1. Assume the interest rate is 16% on pound sterling and 7% on Euro. If the Euro is selling at a one-year forward premium of 10% against the pound, is there an arbitrage opportunity? Explain.

2. If the Swiss franc is $0.64 on the spot market and the 180-day forward rate is $0.70, what is the annualized interest rate in the United States over the next six months? The annualized interest rate in Switzerland is 2%.

3. The interest rate in the United States is 8%; in Japan, the comparable rate is 2%. The spot rate for the yen is $0.007692. If interest rate parity holds, what is the 90-day forward rate on the yen?

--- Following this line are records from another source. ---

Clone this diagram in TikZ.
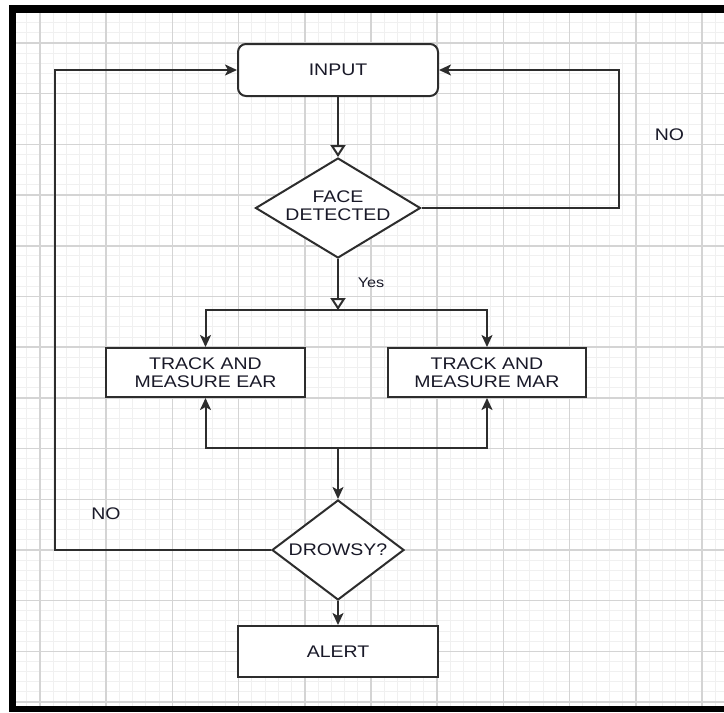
\documentclass[tikz,border=0pt]{standalone}
\usepackage{fontspec}
\setmainfont{Liberation Sans}[FakeStretch=1.16]
\usetikzlibrary{shapes.geometric,arrows.meta}
\definecolor{lnc}{RGB}{45,45,45}
\definecolor{txc}{RGB}{25,25,40}
\definecolor{gmin}{RGB}{240,240,240}
\definecolor{gmaj}{RGB}{212,212,212}
\tikzset{
  boxnode/.style={draw=lnc, line width=2pt, fill=white, minimum width=200pt, minimum height=50pt, inner sep=0pt, align=center, text=txc, font=\fontsize{16.8}{18}\selectfont},
  roundbox/.style={boxnode, rounded corners=8pt, minimum height=52pt},
  dia/.style={diamond, draw=lnc, line width=2pt, fill=white, inner sep=0pt},
  diatext/.style={align=center, text=txc, font=\fontsize{16.8}{18}\selectfont},
  lbl/.style={text=txc, font=\fontsize{16.8}{18}\selectfont, inner sep=0pt},
  conn/.style={draw=lnc, line width=2pt},
  arr/.style={conn, -{Stealth[length=12pt, width=11pt, inset=3pt]}},
  openarr/.style={conn, -{Triangle[open, length=12pt, width=15pt, fill=white]}},
}
\begin{document}
\begin{tikzpicture}[x=1pt, y=-1pt]
\useasboundingbox (0,0) rectangle (724,713);
\fill[white] (0,0) rectangle (724,713);
% grid
\foreach \j in {-1,...,51} {
  \pgfmathsetmacro{\gx}{40+13.24*\j}
  \draw[gmin, line width=1pt] (\gx,13) -- (\gx,706);
}
\foreach \j in {-2,...,65} {
  \pgfmathsetmacro{\gy}{43+10.14*\j}
  \draw[gmin, line width=1pt] (16,\gy) -- (724,\gy);
}
\foreach \j in {0,...,10} {
  \pgfmathsetmacro{\gx}{40+66.2*\j}
  \draw[gmaj, line width=1.5pt] (\gx,13) -- (\gx,706);
}
\foreach \j in {0,...,13} {
  \pgfmathsetmacro{\gy}{43+50.7*\j}
  \draw[gmaj, line width=1.5pt] (16,\gy) -- (724,\gy);
}
% frame
\fill[black] (9,5) rectangle (16,712);
\fill[black] (9,5) rectangle (724,13);
\fill[black] (9,706) rectangle (724,712);

% nodes
\node[roundbox] (input) at (338,70) {INPUT};
\node[dia, minimum width=165pt, minimum height=100pt] (face) at (338,208) {};
\node[diatext] (facet) at (338,206) {FACE\\DETECTED};
\node[boxnode, minimum width=199pt, minimum height=49pt] (ear) at (205.5,372.5) {TRACK AND\\MEASURE EAR};
\node[boxnode, minimum width=198pt, minimum height=49pt] (mar) at (487,372.5) {TRACK AND\\MEASURE MAR};
\node[dia, minimum width=132pt, minimum height=100pt] (drowsy) at (338,550) {};
\node[diatext] (drowsyt) at (338,550) {DROWSY?};
\node[boxnode, minimum height=51pt] (alert) at (338,651.5) {ALERT};

% labels
\node[lbl] (no1) at (669.5,135) {NO};
\node[lbl, font=\fontsize{14}{16}\selectfont] (yes) at (371,283) {Yes};
\node[lbl] (no2) at (106,514) {NO};

% helper coordinates
\coordinate (split) at (338,310);
\coordinate (join) at (338,448);
\coordinate (rloop) at (619,208);
\coordinate (lloop) at (55,550);

% connectors
\draw[openarr] (input.south) -- (face.north);
\draw[arr] (face.east) -- (rloop) |- (input.east);
\draw[openarr] (face.south) -- (split);
\draw[conn] (ear.north |- split) -- (mar.north |- split);
\draw[arr] (split) -| (ear.north);
\draw[arr] (split) -| (mar.north);
\draw[conn] (ear.south |- join) -- (mar.south |- join);
\draw[arr] (join) -| (ear.south);
\draw[arr] (join) -| (mar.south);
\draw[arr] (join) -- (drowsy.north);
\draw[arr] (drowsy.west) -- (lloop) |- (input.west);
\draw[arr] (drowsy.south) -- (alert.north);
\end{tikzpicture}
\end{document}
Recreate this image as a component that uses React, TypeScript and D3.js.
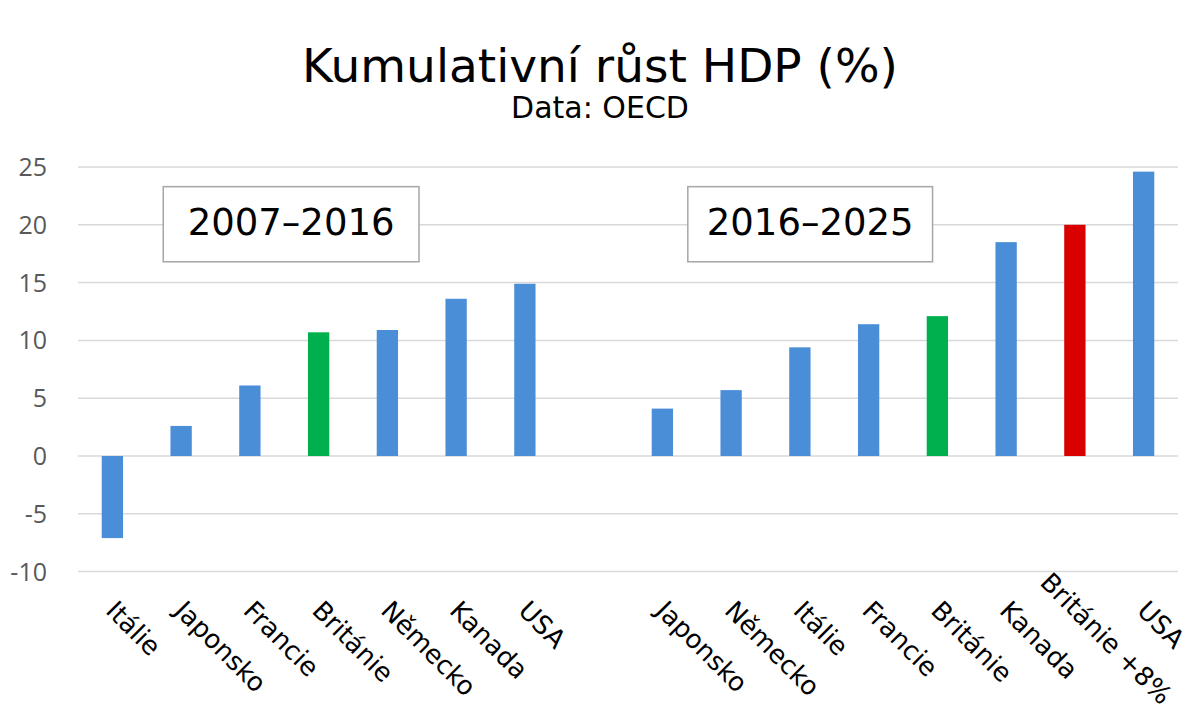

4. Here are some prices in the international money markets:

Spot rate = $0.75/SF

Forward rate (one year) = $0.87/SF

Interest rate (SF) = 16% per year

Interest rate ($) = 6% per year

Assume no transaction costs or taxes exist, do arbitrage profits exist?

5. If expected inflation is 100% and the real return is 5%, what will the nominal interest rate be according to the Fisher Effect?

6. Suppose that in Japan the interest rate is 8% and inflation is expected to be 3%. Meanwhile, the expected inflation rate in Swiss is 12%, and the English interest rate is 14%. What is the best estimate of the one-year forward premium (discount) at which the pound will be selling relative to the Swiss franc?